You will need an inferential statistical test that works for a numeric outcome an a binary explanatory variable. (There’s only one test that fits this definition.)
You will need to zoom into just cities with the treatment and control group, excluding other cities.
Please follow the directions below.
Task 2.1: The Fukushima Effect
What percentage of residents turned out to vote in the average city on the Fukushima side of the border? How much/less was that than the average city on the other side of the border? Using the infer package, please calculate the appropriate inferential statistic to measure how extreme this difference is.
Task 2.2: The Exclusion Zone Effect
What percentage of residents turned out to vote from the average city located in the exclusion zone? How much/less was that than the average city just outside the exclusion zone? Please calculate the appropriate inferential statistic to measure how extreme this difference is.
Task 2.3: The Tsunami Effect
What percentage of residents turned out to vote from the average city hit by the tsunami? How much/less was that than the average city not hit but just next door? Please calculate the appropriate inferential statistic to measure how extreme this difference is.
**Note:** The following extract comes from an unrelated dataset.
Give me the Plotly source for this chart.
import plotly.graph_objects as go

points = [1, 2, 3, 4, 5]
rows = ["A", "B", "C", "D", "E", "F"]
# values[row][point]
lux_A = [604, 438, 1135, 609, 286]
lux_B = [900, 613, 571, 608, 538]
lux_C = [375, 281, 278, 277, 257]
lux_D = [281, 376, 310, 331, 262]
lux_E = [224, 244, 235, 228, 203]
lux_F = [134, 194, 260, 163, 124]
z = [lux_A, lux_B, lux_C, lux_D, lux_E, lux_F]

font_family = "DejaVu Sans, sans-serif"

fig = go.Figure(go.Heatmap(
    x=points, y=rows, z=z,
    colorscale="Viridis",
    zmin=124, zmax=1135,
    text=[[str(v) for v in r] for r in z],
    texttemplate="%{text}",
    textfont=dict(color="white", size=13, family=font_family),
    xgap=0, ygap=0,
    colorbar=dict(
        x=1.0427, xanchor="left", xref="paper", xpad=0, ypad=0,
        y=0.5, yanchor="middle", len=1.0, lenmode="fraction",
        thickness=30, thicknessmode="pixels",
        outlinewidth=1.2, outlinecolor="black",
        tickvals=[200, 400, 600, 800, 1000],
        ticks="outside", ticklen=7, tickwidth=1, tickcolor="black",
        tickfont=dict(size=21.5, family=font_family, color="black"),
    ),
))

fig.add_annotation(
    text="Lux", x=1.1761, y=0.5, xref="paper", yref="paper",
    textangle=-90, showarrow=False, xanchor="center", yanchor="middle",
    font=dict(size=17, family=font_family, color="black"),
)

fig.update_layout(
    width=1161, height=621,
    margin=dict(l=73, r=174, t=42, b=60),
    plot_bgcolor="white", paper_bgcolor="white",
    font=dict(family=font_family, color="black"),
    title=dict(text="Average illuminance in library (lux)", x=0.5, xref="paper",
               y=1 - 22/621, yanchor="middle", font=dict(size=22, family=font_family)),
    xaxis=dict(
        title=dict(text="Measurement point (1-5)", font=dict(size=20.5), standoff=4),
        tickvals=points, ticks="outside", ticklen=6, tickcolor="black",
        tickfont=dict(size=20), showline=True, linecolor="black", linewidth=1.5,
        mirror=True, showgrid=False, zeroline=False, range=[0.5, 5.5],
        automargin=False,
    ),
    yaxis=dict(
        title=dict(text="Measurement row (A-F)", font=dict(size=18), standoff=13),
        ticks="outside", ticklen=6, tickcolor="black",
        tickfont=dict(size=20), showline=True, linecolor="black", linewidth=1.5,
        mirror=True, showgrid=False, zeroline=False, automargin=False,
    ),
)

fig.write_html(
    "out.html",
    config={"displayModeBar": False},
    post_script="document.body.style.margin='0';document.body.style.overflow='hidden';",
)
Task 3: Disaster Effects in 2015
Next, please repeat your analysis from Task 2, but this time examine these communities in 2015!
Which treatment had the greatest effect in 2011? How about in 2015? Why do you think that is?
Task 4: Visualize!
Please visualize 2 of your most interesting effects. Please use different visualization styles in each. At least 1 visual should use entire distributions (eg. jitter, violin, histogram, density, boxplots), not just the average (bar, line, point). Please add colors, labels, and themes to your graph.
Write a short summary describing what they show.
Congrats! You’re done! You just did three matching experiments, over two time periods, on real world data!